語る「万華鏡」

(「ウォータースライドをのぼれ」の一部削除)

ウォータースライドをのぼれ(うぉーたーすらいどをのぼれ)

項目名ウォータースライドをのぼれ
読みうぉーたーすらいどをのぼれ
分類ミステリ小説

作者
  • ドン・ウィンズロウ
  • 公的データ
  • ニール・ケアリーシリーズ第4作。
    「じつに簡単な仕事でな、坊主」養父にして朋友会の雇われ探偵グレアムがニールに伝えた任務、それは健全さが売りの人気TV番組ホストのレイプ疑惑事件で、被害女性ポリーを裁判できちんと証言できるよう磨き上げることだった。世にも奇天烈な英語教室が始まる。彼女の口封じを狙う者あり、彼女を売り出して一儲けを企む者あり…様々な思惑が絡み合うポリーゲート事件の顛末。
  • 感想文等
  • この作品を読む目当ては、ニール・ケアリーではなかった。
     かなり前から手に入れていた「歓喜の島」、これを読まずにいたのに訳があった。この「歓喜の島」の主人公のウォルター・ウィザーズは「ウォータースライドをのぼれ」にも登場していて、作品内の時間軸では「歓喜の島」のほうが先であるらしい――からだった。
     まず「歓喜の島」で、若きヒーローのウォルター・ウィザーズと親しむ。それから、「ウォータースライドをのぼれ」を読んで、ニール・ケアリーとウォルター・ウィザーズの2大ヒーローの共演を楽しむ。その方がより一層面白く読めるんじゃないか……そう思ったのだ。
     そして、それは個人的には「アタリ」だった。
     「歓喜の島」ではまだ若く、頭も回り体も動く、文字通りのヒーローだったウォルター・ウィザーズ。「歓喜の島」自体はそれほど印象に残る作品ではなかったが、ウォルター・ウィザーズはちゃんとキャラクターとして頭に残った。
     そのあと、文字通りの直後に「ウォータースライドをのぼれ」を読んだ時――ウォルター・ウィザーズはすでに落ちぶれていた。『たいへんな凄腕』であり、ニールの義父のジョー・グレアムが『彼を手本にするように』と言ったという……「歓喜の島」のウォルターは確かにその言葉たちの通りだったはずだ。そのウォルターが……
     たぶん、先に「ウォータースライドをのぼれ」から読んでいたのなら、こうした感と共に読み進めることはなかっただろう。
     私にとっては、この「ウォータースライドをのぼれ」は、ウォルター・ウィザーズの最後の物語だった。

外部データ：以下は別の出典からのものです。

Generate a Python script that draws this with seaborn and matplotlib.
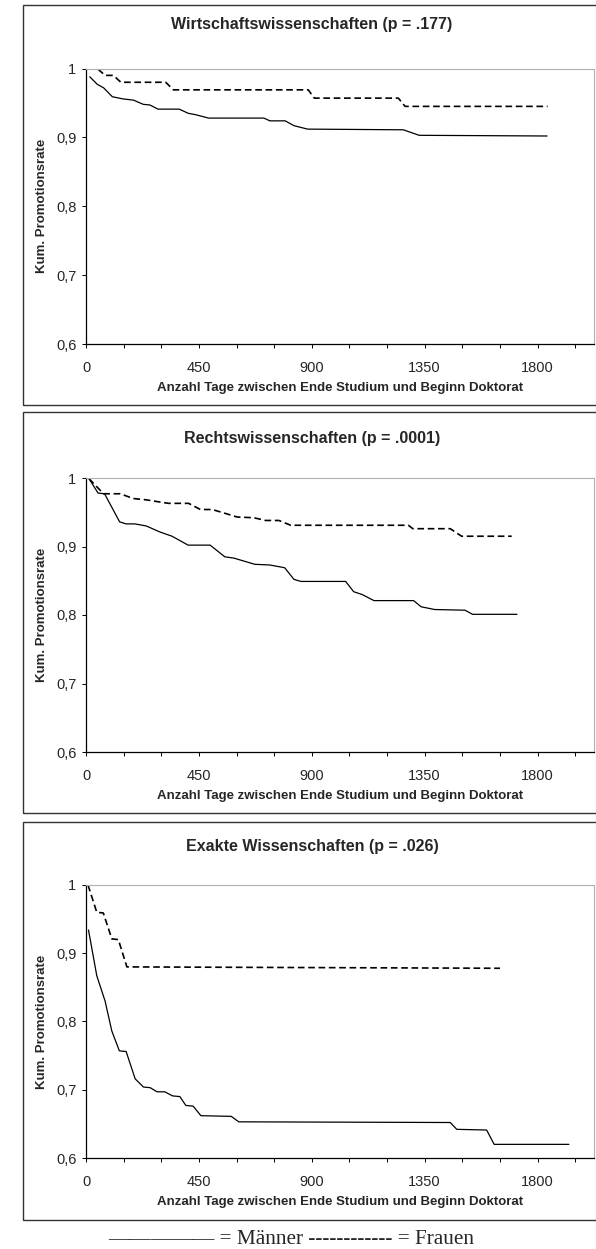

ニール・ケアリーの去就も重要ではあったけれど。
     できるなら、もし今後ウォルター・ウィザーズの物語が書き継がれることがあるのなら、「歓喜の島」のようなウォルターの輝いていた時期のことではなく、そんなだった彼がどのようにして落ちぶれていったのか、その過程を読ませてほしいと、そう強く思う。